Things move so fast in the last third of the movie that they don't make sense. As with a lot of comedies (especially Thai comedies), it's mainly a lot of running and screaming. Gone are the musical numbers and any hope of further character development, though I did enjoy a Kung Fu Hustle/Coyote & Roadrunner moment when Noo Hin catches up to the bad guys' van, her legs a blur of spinning, cartoonish energy.

When it was all over, I felt like some of the characters had been given the short shrift, particularly Som-O, who was basically used for sight gags as she wore vibrating weight-loss belts; the handsome neighbor guy was just a handy plot device and Milk and Som-O's parents barely registered at all.

But then maybe a sequel will take care of those characters, which if Noo Hin: The Movie is a big enough hit, is in the realm of possibility. And it might be, if the fully packed auditorium for the 7.50pm show on opening night at Central City Bangna was any indication.

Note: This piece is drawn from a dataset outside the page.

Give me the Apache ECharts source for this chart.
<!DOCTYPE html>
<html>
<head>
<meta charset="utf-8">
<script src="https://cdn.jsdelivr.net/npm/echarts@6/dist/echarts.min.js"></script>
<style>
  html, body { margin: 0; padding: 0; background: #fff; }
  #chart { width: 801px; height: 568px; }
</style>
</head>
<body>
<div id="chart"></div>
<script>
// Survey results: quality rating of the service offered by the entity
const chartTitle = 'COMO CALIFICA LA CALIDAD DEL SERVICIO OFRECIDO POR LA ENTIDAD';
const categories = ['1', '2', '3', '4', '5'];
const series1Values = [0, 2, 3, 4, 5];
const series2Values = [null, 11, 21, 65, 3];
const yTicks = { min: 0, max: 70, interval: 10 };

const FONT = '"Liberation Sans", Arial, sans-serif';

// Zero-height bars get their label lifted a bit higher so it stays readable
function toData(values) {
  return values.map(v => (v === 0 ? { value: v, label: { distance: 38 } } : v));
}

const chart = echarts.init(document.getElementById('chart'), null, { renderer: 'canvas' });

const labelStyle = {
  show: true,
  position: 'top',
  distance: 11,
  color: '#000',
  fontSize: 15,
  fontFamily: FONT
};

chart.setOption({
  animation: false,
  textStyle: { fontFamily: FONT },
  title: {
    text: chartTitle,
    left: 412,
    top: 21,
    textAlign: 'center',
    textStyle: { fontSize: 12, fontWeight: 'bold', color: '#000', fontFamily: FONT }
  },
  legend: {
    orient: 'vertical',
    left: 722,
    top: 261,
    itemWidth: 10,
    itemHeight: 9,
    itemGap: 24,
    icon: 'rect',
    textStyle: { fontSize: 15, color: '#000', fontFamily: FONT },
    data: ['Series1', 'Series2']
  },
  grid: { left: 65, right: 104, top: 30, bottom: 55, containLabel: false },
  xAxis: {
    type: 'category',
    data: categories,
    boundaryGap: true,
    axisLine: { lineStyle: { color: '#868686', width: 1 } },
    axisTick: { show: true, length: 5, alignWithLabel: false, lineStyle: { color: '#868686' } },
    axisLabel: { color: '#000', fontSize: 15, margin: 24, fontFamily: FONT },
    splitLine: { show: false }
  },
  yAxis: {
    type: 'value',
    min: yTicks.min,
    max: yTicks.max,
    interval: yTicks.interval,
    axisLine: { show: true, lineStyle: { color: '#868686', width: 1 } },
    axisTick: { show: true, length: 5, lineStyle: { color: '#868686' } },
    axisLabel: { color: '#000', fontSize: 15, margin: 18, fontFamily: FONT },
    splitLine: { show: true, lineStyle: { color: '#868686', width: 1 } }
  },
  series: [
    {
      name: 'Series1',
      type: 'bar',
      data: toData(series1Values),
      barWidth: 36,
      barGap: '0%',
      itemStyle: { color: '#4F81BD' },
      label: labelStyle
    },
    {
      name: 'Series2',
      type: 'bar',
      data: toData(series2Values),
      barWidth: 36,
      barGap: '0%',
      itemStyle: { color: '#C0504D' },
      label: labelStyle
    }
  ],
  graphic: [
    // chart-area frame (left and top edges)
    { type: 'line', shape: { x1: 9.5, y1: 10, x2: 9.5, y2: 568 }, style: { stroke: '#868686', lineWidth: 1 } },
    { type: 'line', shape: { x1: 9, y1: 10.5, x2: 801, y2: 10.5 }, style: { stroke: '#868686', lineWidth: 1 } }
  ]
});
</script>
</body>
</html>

Internationally, though, I don't see Noo Hin creating much interest, despite the big names of Nonzee, Komgrit and Kondej attached. It's only a comedy, not horror or martial arts, which is what the West expects from Asia.

There is some underlying commentary about image - that city folk are too image conscious and country folk aren't proud enough of their rural roots - but I fear it gets lost in the jokes about Milk's big boobs and the flood of drool that emerges from the side of Noo Hin's mouth when she sees a handsome guy.